ATENÇÃO: O texto pode conter citações sobre o desenrolar do filme. Caso não tenha visto o filme ainda, tenha cuidado ou o leia após assisti-lo.
Elena (2011)
Estreia oficial: 29 de setembro de 2011
Estreia no Brasil: ainda sem data prevista
IMDb
"Elena" não é um filme que agrada a todos. Lento, com longos planos estáticos, é mais sobre a índole daqueles personagens que ali se apresentam, do que sobre fatos ou ações em geral.
O roteiro de Oleg Negim trata do cotidiano de uma mulher, Elena (Nadezhda Markina), que passa a maior parte do tempo a servir seu marido, Vladimir (Andrey Smirnov). Ambos em seu segundo casamento, cada um tem um relacionamento bastante distinto com seus filhos. Enquanto Elena é capaz de enfrentar uma longa jornada para ver o filho Sergey (Aleksey Rozin) e sua família; Vladimir quase não tem contato com sua filha Katya (Yelena Lyadova).
Mas o filme dirigido por Andrei Zvyagintsev não é tão simples quanto aparenta, e trata de assuntos bastante delicados como culpa e o que somos capazes de fazer quando nos sentimos ameaçados, ou melhor, tudo o que alguém é capaz de fazer para resguardar e proteger sua prole, revelando-se acima de tudo, um belíssimo estudo de personagem.

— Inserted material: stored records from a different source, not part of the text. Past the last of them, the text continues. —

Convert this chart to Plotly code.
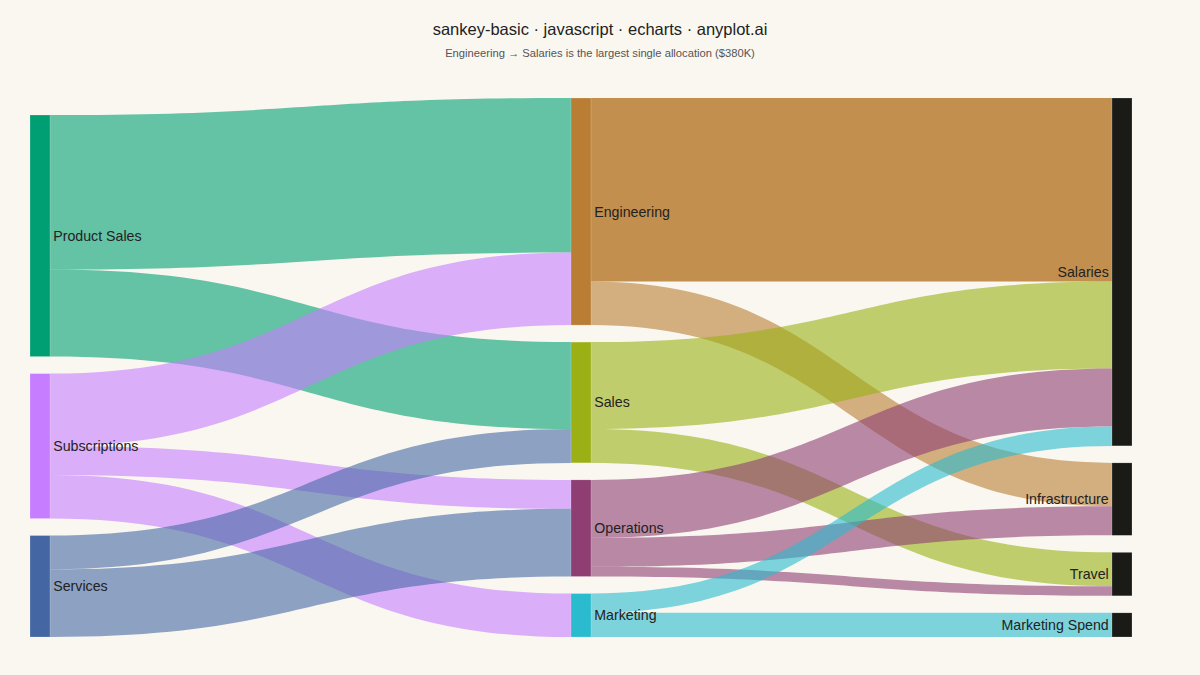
import plotly.graph_objects as go

# nodes: revenue sources -> departments -> expense categories
labels = ["Product Sales", "Subscriptions", "Services",
          "Engineering", "Sales", "Operations", "Marketing",
          "Salaries", "Infrastructure", "Travel", "Marketing Spend"]
node_colors = ["#009E73", "#C77DFF", "#4467A3",
               "#B97D33", "#9AB014", "#8E3E72", "#2ABBCE",
               "#1A1A17", "#1A1A17", "#1A1A17", "#1A1A17"]

# flows in $K
sources = [0, 0, 1, 1, 1, 2, 2, 3, 3, 4, 4, 5, 5, 5, 6, 6]
targets = [3, 4, 3, 5, 6, 4, 5, 7, 8, 7, 9, 7, 8, 9, 7, 10]
values = [320, 180, 150, 60, 90, 70, 140, 380, 90, 180, 70, 120, 60, 20, 40, 50]


def rgba(hex_color, alpha):
    h = hex_color.lstrip("#")
    r, g, b = int(h[0:2], 16), int(h[2:4], 16), int(h[4:6], 16)
    return f"rgba({r},{g},{b},{alpha})"


# the biggest flow gets highlighted
top = values.index(max(values))
link_colors = [rgba(node_colors[s], 0.85 if i == top else 0.6)
               for i, s in enumerate(sources)]

fig = go.Figure(go.Sankey(
    arrangement="snap",
    node=dict(
        label=labels,
        color=node_colors,
        pad=17,
        thickness=20,
        line=dict(color="rgba(255,255,255,0.4)", width=0.5),
    ),
    link=dict(
        source=sources,
        target=targets,
        value=values,
        color=link_colors,
    ),
    textfont=dict(family="Liberation Sans, Arial, sans-serif", size=14.2,
                  color="#222222", shadow="none"),
))

fig.update_layout(
    width=1200,
    height=675,
    paper_bgcolor="#FAF7F0",
    plot_bgcolor="#FAF7F0",
    margin=dict(l=30, r=68, t=98, b=38),
    title=dict(
        text="sankey-basic · javascript · echarts · anyplot.ai"
             "<br><span style='font-size:11.2px;color:#555555'>"
             "Engineering → Salaries is the largest single allocation ($380K)</span>",
        x=0.5,
        y=0.948,
        xanchor="center",
        yanchor="top",
        font=dict(family="Liberation Sans, Arial, sans-serif", size=16.5, color="#222222"),
    ),
)

fig.write_html("out.html", config={"displayModeBar": False},
               post_script="document.body.style.margin='0';")
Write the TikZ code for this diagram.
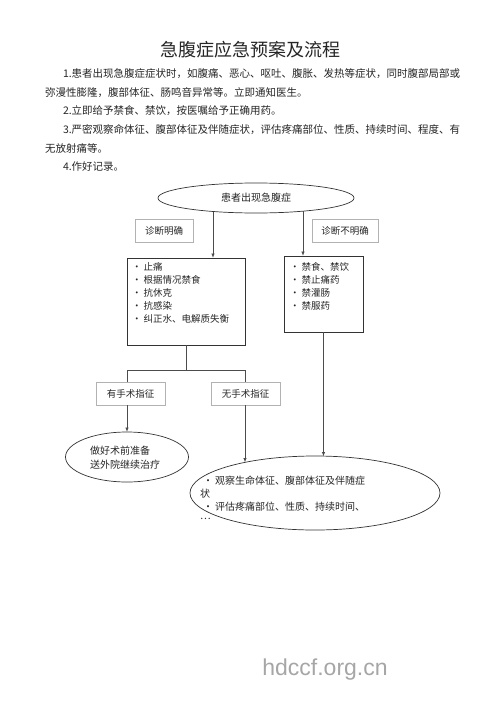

O cineasta russo acerta em dar início ao filme mostrando o cotidiano de Elena (que, de tão acostumada à sua rotina, já desperta minutos antes do seu despertador tocar). Assim, quando seus afazeres se repetem ao longo do filme, já sabemos quais são os passos que a protagonista está habituada e o quê pode estar fora da sua rotina. Elena e Vladimir possuem um casamento que mais parece um pacto, sem uma paixão arrebatadora (os dois dormem, inclusive, em quartos separados); mas não sem carinho e sexo (sentimentos que são mostrados pelo diretor em belíssimos planos que sintetizam todo a relação do casal).
Aparentemente de acordo com seu 'pacto' (Vladimir parece entrar com o dinheiro, enquanto Elena se ocupa de organizar a belíssima e espaçosa casa em que moram), o casal não possui a mesma harmonia com relação a seus filhos. Vladimir acusa Sergey de ser um acomodado, ao que Elena, por mais que concorde com o marido, não admite que o filho seja acusado de tal. Já Elena sente grande desapontamento por Vladimir não enxergar na própria filha exatamente as mesmas características que aponta em Sergey, pois evidentemente Katya é uma moça mimada e que vive às custas do pai, além do fato de não se importar nem um pouco com ele.
Quando Vladimir sofre um infarto e resolve mudar seu testamento, deixando todos os seus bens para a filha (e deixando apenas uma mesada mensal para a mulher), Elena resolve tomar uma atitude extrema, já que, além de tudo, seu filho está precisando de uma grande quantia de dinheiro.
Demorei-me para descrever os personagens, pois como disse, são eles o grande centro desta produção. Todas as pessoas vistas aqui não são más pessoas (ainda que, naturalmente, antipatizemos com Sergey ou com Katya); mas todas também possuem alguma característica menos louvável (digamos assim), como egoísmo, cobiça, avareza, comodismo, agressividade, teimosia… Enfim, pessoas 'normais'. Porém, o grande destaque do filme acontece quando o diretor Zvyagintsev revela seu real propósito: que em favor de um filho, podemos fazer qualquer coisa. Mais do que ignorar seus defeitos ou tratar-lhes com favorecimento, podemos, inclusive, tornarmos pessoas bem piores do que somos.
O diretor não tem pressa na construção de seus personagens, e o faz com um ritmo lento, em longos planos estáticos. A belíssima fotografia de Mikhail Krichman abusa de planos-sequência, chegando em seu auge no ápice dramático do filme, quando acompanhamos a protagonista "em tempo real" (num único e longo plano) enquanto ela toma a decisão que mudará sua vida. A tensão impressa pela espera é algo angustiante, e a sensação de 'realismo' é potencializada pela ausência de trilha musical. Trilha esta, diga-se de passagem, usada economicamente ao longo de toda a narrativa, apenas para pontuar alguns estados psicológicos da personagem-título.
Enfim, "Elena", como falei lá no início, não é um filme 'fácil'. Mas é inegavelmente deprimente e forte, já que nos coloca frente a frente com nossos piores 'fantasmas': o que seríamos capazes de fazer para salvaguardar nossos filhos e nossa própria comodidade…
Fica a dica!
por Melissa Lipinski
P.S.: Comentário escrito durante a 35ª Mostra Intrnacional de Cinema de São Paulo.